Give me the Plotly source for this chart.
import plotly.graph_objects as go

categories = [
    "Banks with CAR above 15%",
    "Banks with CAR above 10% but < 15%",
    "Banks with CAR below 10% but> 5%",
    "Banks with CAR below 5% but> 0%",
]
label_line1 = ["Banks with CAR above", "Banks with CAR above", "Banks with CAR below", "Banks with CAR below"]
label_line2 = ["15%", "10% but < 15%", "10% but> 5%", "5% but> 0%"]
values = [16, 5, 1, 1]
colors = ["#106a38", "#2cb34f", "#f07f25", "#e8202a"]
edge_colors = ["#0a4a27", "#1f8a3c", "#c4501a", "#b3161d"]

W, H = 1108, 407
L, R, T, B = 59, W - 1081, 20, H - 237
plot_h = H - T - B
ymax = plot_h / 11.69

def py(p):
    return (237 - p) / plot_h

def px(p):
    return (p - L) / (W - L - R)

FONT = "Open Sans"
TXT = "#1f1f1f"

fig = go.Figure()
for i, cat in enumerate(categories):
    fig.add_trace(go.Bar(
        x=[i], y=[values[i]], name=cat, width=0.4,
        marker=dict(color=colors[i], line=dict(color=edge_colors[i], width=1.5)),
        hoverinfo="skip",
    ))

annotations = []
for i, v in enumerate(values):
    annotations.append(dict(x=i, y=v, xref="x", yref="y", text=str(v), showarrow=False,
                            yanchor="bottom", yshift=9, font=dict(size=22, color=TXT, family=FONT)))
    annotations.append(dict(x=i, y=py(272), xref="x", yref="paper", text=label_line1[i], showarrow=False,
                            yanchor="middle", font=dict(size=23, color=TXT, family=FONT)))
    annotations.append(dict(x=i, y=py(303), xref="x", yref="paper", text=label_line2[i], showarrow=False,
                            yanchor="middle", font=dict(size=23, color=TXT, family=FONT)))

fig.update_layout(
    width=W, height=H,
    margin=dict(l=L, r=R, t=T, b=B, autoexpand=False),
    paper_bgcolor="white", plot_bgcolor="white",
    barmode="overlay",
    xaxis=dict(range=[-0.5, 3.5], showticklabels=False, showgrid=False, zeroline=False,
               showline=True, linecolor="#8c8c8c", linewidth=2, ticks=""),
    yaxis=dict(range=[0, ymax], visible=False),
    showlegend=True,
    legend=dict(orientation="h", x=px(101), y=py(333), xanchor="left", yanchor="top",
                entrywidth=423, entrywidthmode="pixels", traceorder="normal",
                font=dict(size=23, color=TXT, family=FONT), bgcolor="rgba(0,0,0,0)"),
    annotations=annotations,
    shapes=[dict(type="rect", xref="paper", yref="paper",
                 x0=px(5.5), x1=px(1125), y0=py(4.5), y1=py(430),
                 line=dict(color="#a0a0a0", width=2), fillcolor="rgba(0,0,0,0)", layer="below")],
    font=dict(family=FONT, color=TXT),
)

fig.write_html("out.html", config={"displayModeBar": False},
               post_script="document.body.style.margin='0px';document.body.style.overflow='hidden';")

• • • •

Given request »
Retype all of the material, keeping each line exact.

Task answer »
Give me the Plotly source for this chart.
import plotly.graph_objects as go

categories = [
    "Banks with CAR above 15%",
    "Banks with CAR above 10% but < 15%",
    "Banks with CAR below 10% but> 5%",
    "Banks with CAR below 5% but> 0%",
]
label_line1 = ["Banks with CAR above", "Banks with CAR above", "Banks with CAR below", "Banks with CAR below"]
label_line2 = ["15%", "10% but < 15%", "10% but> 5%", "5% but> 0%"]
values = [16, 5, 1, 1]
colors = ["#106a38", "#2cb34f", "#f07f25", "#e8202a"]
edge_colors = ["#0a4a27", "#1f8a3c", "#c4501a", "#b3161d"]

W, H = 1108, 407
L, R, T, B = 59, W - 1081, 20, H - 237
plot_h = H - T - B
ymax = plot_h / 11.69

def py(p):
    return (237 - p) / plot_h

def px(p):
    return (p - L) / (W - L - R)

FONT = "Open Sans"
TXT = "#1f1f1f"

fig = go.Figure()
for i, cat in enumerate(categories):
    fig.add_trace(go.Bar(
        x=[i], y=[values[i]], name=cat, width=0.4,
        marker=dict(color=colors[i], line=dict(color=edge_colors[i], width=1.5)),
        hoverinfo="skip",
    ))

annotations = []
for i, v in enumerate(values):
    annotations.append(dict(x=i, y=v, xref="x", yref="y", text=str(v), showarrow=False,
                            yanchor="bottom", yshift=9, font=dict(size=22, color=TXT, family=FONT)))
    annotations.append(dict(x=i, y=py(272), xref="x", yref="paper", text=label_line1[i], showarrow=False,
                            yanchor="middle", font=dict(size=23, color=TXT, family=FONT)))
    annotations.append(dict(x=i, y=py(303), xref="x", yref="paper", text=label_line2[i], showarrow=False,
                            yanchor="middle", font=dict(size=23, color=TXT, family=FONT)))

fig.update_layout(
    width=W, height=H,
    margin=dict(l=L, r=R, t=T, b=B, autoexpand=False),
    paper_bgcolor="white", plot_bgcolor="white",
    barmode="overlay",
    xaxis=dict(range=[-0.5, 3.5], showticklabels=False, showgrid=False, zeroline=False,
               showline=True, linecolor="#8c8c8c", linewidth=2, ticks=""),
    yaxis=dict(range=[0, ymax], visible=False),
    showlegend=True,
    legend=dict(orientation="h", x=px(101), y=py(333), xanchor="left", yanchor="top",
                entrywidth=423, entrywidthmode="pixels", traceorder="normal",
                font=dict(size=23, color=TXT, family=FONT), bgcolor="rgba(0,0,0,0)"),
    annotations=annotations,
    shapes=[dict(type="rect", xref="paper", yref="paper",
                 x0=px(5.5), x1=px(1125), y0=py(4.5), y1=py(430),
                 line=dict(color="#a0a0a0", width=2), fillcolor="rgba(0,0,0,0)", layer="below")],
    font=dict(family=FONT, color=TXT),
)

fig.write_html("out.html", config={"displayModeBar": False},
               post_script="document.body.style.margin='0px';document.body.style.overflow='hidden';")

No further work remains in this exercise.